Goal -> Extract the whole listing as it stands. Do not include the pictures.

Supplied data ->
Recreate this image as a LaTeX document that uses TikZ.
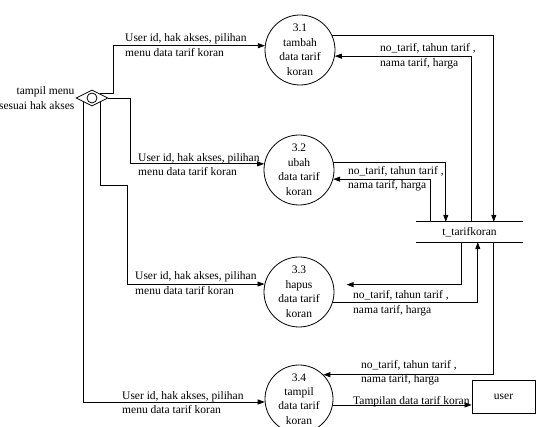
\documentclass[tikz,border=0pt]{standalone}
\usepackage{fontspec}
\setmainfont{Liberation Serif}
\usetikzlibrary{arrows.meta,positioning,shapes.geometric,calc}
\tikzset{
  dfd/.style={x=1pt, y=-1pt, every node/.style={font=\fontsize{11.5}{14.5}\selectfont, inner sep=0pt}},
  proc/.style={draw, circle, minimum size=70pt, align=center, line width=0.8pt},
  pick/.style={draw, diamond, minimum width=32pt, minimum height=16pt, line width=0.8pt},
  lbl/.style={align=left, anchor=west},
  link/.style={draw, line width=0.8pt},
  flow/.style={link, -{Triangle[length=7pt,width=5pt]}}
}

\begin{document}
\begin{tikzpicture}[dfd]
\useasboundingbox (0,0) rectangle (536,427);
\node[proc] (p31) at (300,50) {3.1\\tambah\\data tarif\\koran};
\node[proc] (p32) at (299,170) {3.2\\ubah\\data tarif\\koran};
\node[proc] (p33) at (299,292) {3.3\\hapus\\data tarif\\koran};
\node[proc, minimum size=68pt] (p34) at (299,399) {3.4\\tampil\\data tarif\\koran};
\node[pick] (dmd) at (92,98) {};
\node[draw, circle, minimum size=10pt, line width=0.8pt] (dsel) at (dmd.center) {};
\node[anchor=east, align=right] (menu) at ([xshift=-1pt]dmd.west) {tampil menu\\sesuai hak akses};
\node[minimum width=107pt, minimum height=20pt] (store) at (469.5,232) {t\_tarifkoran};
\draw[link] (store.north west) -- (store.north east) (store.south west) -- (store.south east);
\node[draw, line width=0.8pt, minimum width=63pt, minimum height=33pt] (user) at (503.5,396.5) {user};

\draw[flow] (dmd.north east) -- ++(13,0) |- (p31.173);
\draw[flow] (dmd.east) -- ++(22,0) |- (p32.170);
\draw[flow] (dmd.south east) -- ++(0,83) -- ++(27,0) |- (p33.167);
\draw[flow] (dmd.south west) |- (p34.185);

\draw[flow] (p31.25) -| ($(store.north west)+(78,0)$);
\draw[flow] ($(store.north west)+(56,0)$) |- (p31.-10);
\draw[flow] (p32.13) -| ($(store.north west)+(30,0)$);
\draw[flow] ($(store.north west)+(15,0)$) |- (p32.-15);
\draw[flow, shorten >=13pt] ($(store.south west)+(46,0)$) |- (p33.12);
\draw[flow] (p33.-17) -| ($(store.south west)+(62,0)$);
\draw[flow] ($(store.south west)+(78,0)$) |- (p34.45);
\draw[flow] (p34.-10) -- (p34.-10 -| user.west);

\node[lbl] (u1) at (125,45) {User id, hak akses, pilihan\\menu data tarif koran};
\node[lbl] (u2) at (138,164.5) {User id, hak akses, pilihan\\menu data tarif koran};
\node[lbl] (u3) at (135,283) {User id, hak akses, pilihan\\menu data tarif koran};
\node[lbl] (u4) at (122,402.5) {User id, hak akses, pilihan\\menu data tarif koran};
\node[lbl] (r1) at (380,56) {no\_tarif, tahun tarif ,\\nama tarif, harga};
\node[lbl] (r2) at (348,178.5) {no\_tarif, tahun tarif ,\\nama tarif, harga};
\node[lbl] (r3) at (353,303) {no\_tarif, tahun tarif ,\\nama tarif, harga};
\node[lbl] (r4) at (361,372.5) {no\_tarif, tahun tarif ,\\nama tarif, harga};
\node[anchor=base west] (show) at (353,405) {Tampilan data tarif koran};
\end{tikzpicture}
\end{document}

Exercise answer ->
Recreate this image as a LaTeX document that uses TikZ.
\documentclass[tikz,border=0pt]{standalone}
\usepackage{fontspec}
\setmainfont{Liberation Serif}
\usetikzlibrary{arrows.meta,positioning,shapes.geometric,calc}
\tikzset{
  dfd/.style={x=1pt, y=-1pt, every node/.style={font=\fontsize{11.5}{14.5}\selectfont, inner sep=0pt}},
  proc/.style={draw, circle, minimum size=70pt, align=center, line width=0.8pt},
  pick/.style={draw, diamond, minimum width=32pt, minimum height=16pt, line width=0.8pt},
  lbl/.style={align=left, anchor=west},
  link/.style={draw, line width=0.8pt},
  flow/.style={link, -{Triangle[length=7pt,width=5pt]}}
}

\begin{document}
\begin{tikzpicture}[dfd]
\useasboundingbox (0,0) rectangle (536,427);
\node[proc] (p31) at (300,50) {3.1\\tambah\\data tarif\\koran};
\node[proc] (p32) at (299,170) {3.2\\ubah\\data tarif\\koran};
\node[proc] (p33) at (299,292) {3.3\\hapus\\data tarif\\koran};
\node[proc, minimum size=68pt] (p34) at (299,399) {3.4\\tampil\\data tarif\\koran};
\node[pick] (dmd) at (92,98) {};
\node[draw, circle, minimum size=10pt, line width=0.8pt] (dsel) at (dmd.center) {};
\node[anchor=east, align=right] (menu) at ([xshift=-1pt]dmd.west) {tampil menu\\sesuai hak akses};
\node[minimum width=107pt, minimum height=20pt] (store) at (469.5,232) {t\_tarifkoran};
\draw[link] (store.north west) -- (store.north east) (store.south west) -- (store.south east);
\node[draw, line width=0.8pt, minimum width=63pt, minimum height=33pt] (user) at (503.5,396.5) {user};

\draw[flow] (dmd.north east) -- ++(13,0) |- (p31.173);
\draw[flow] (dmd.east) -- ++(22,0) |- (p32.170);
\draw[flow] (dmd.south east) -- ++(0,83) -- ++(27,0) |- (p33.167);
\draw[flow] (dmd.south west) |- (p34.185);

\draw[flow] (p31.25) -| ($(store.north west)+(78,0)$);
\draw[flow] ($(store.north west)+(56,0)$) |- (p31.-10);
\draw[flow] (p32.13) -| ($(store.north west)+(30,0)$);
\draw[flow] ($(store.north west)+(15,0)$) |- (p32.-15);
\draw[flow, shorten >=13pt] ($(store.south west)+(46,0)$) |- (p33.12);
\draw[flow] (p33.-17) -| ($(store.south west)+(62,0)$);
\draw[flow] ($(store.south west)+(78,0)$) |- (p34.45);
\draw[flow] (p34.-10) -- (p34.-10 -| user.west);

\node[lbl] (u1) at (125,45) {User id, hak akses, pilihan\\menu data tarif koran};
\node[lbl] (u2) at (138,164.5) {User id, hak akses, pilihan\\menu data tarif koran};
\node[lbl] (u3) at (135,283) {User id, hak akses, pilihan\\menu data tarif koran};
\node[lbl] (u4) at (122,402.5) {User id, hak akses, pilihan\\menu data tarif koran};
\node[lbl] (r1) at (380,56) {no\_tarif, tahun tarif ,\\nama tarif, harga};
\node[lbl] (r2) at (348,178.5) {no\_tarif, tahun tarif ,\\nama tarif, harga};
\node[lbl] (r3) at (353,303) {no\_tarif, tahun tarif ,\\nama tarif, harga};
\node[lbl] (r4) at (361,372.5) {no\_tarif, tahun tarif ,\\nama tarif, harga};
\node[anchor=base west] (show) at (353,405) {Tampilan data tarif koran};
\end{tikzpicture}
\end{document}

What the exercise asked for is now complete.